== What is asked ==
Leave out all pictures. Return exactly the lines from the top of the material through the line containing "from bokeh.resources import INLINE".
[START Data segment]
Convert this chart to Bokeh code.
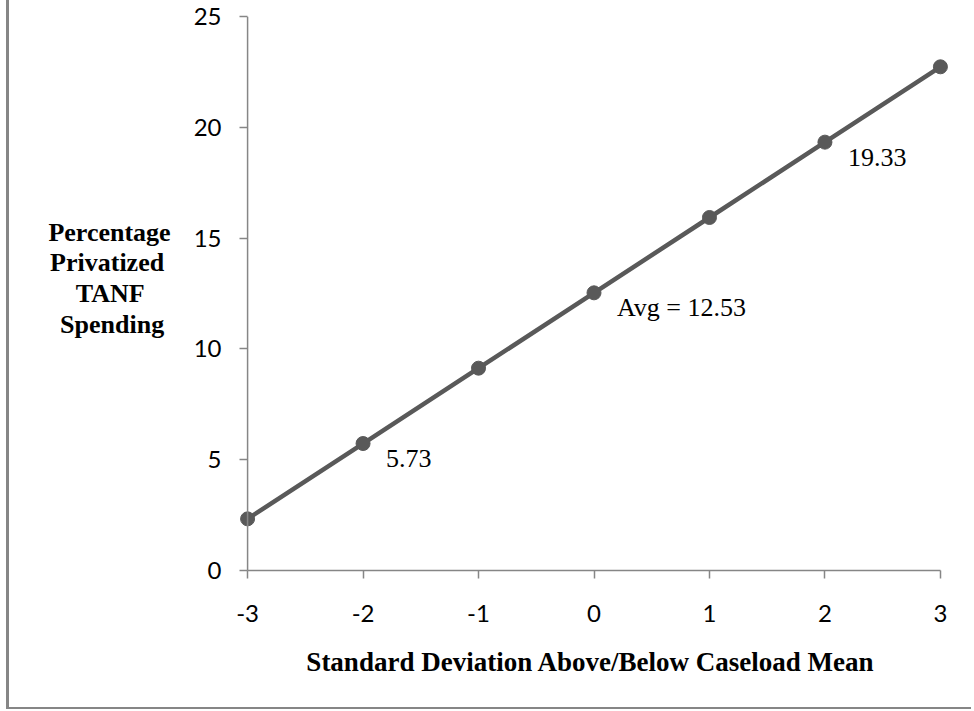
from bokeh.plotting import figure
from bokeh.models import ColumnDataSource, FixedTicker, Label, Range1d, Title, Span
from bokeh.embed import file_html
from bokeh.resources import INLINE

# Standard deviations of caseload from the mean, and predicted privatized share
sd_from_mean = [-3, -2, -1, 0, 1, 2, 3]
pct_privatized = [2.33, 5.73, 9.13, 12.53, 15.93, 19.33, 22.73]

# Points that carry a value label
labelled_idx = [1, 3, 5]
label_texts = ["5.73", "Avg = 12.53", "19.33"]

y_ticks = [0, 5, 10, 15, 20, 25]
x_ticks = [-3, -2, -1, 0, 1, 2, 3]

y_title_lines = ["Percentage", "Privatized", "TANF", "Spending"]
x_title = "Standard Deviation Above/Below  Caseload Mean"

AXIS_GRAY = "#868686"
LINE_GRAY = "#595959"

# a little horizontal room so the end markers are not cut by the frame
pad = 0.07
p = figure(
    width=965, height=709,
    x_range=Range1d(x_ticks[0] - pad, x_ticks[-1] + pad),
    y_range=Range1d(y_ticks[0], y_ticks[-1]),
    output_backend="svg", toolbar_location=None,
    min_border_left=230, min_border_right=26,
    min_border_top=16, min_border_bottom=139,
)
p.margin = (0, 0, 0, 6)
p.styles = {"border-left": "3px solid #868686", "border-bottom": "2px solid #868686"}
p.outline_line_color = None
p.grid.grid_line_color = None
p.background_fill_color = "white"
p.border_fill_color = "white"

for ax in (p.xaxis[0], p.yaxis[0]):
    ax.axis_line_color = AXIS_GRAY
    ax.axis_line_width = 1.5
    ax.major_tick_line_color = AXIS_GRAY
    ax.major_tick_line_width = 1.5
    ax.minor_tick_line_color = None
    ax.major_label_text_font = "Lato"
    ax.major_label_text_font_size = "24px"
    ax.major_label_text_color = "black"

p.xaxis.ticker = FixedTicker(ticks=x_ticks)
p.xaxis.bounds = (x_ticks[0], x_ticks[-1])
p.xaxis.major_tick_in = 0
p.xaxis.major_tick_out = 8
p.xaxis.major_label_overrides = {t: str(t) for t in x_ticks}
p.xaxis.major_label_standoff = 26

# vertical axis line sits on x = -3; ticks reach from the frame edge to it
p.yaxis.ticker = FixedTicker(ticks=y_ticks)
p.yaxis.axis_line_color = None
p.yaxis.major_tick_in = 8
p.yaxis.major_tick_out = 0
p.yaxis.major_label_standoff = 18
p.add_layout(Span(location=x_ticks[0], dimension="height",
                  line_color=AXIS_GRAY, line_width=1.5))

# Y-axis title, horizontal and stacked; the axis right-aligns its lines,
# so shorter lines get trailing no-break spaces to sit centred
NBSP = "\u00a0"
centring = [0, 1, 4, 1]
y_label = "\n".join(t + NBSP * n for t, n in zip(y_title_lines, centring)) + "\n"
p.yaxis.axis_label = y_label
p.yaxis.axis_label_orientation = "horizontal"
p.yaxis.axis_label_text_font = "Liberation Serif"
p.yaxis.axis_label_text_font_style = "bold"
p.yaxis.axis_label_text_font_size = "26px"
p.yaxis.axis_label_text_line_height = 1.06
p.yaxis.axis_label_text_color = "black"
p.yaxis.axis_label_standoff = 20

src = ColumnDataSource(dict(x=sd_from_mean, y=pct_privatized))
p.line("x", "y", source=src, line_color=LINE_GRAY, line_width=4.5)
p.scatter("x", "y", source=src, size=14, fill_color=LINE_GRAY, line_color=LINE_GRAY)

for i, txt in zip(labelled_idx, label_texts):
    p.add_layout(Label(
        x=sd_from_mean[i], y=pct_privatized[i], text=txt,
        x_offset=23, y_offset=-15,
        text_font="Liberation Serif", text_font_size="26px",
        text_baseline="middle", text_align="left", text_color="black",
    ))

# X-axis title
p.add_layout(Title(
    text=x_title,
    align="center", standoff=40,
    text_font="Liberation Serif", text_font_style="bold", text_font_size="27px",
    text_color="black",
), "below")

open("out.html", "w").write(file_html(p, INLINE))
[END Data segment]
== The answer ==
Convert this chart to Bokeh code.
from bokeh.plotting import figure
from bokeh.models import ColumnDataSource, FixedTicker, Label, Range1d, Title, Span
from bokeh.embed import file_html
from bokeh.resources import INLINE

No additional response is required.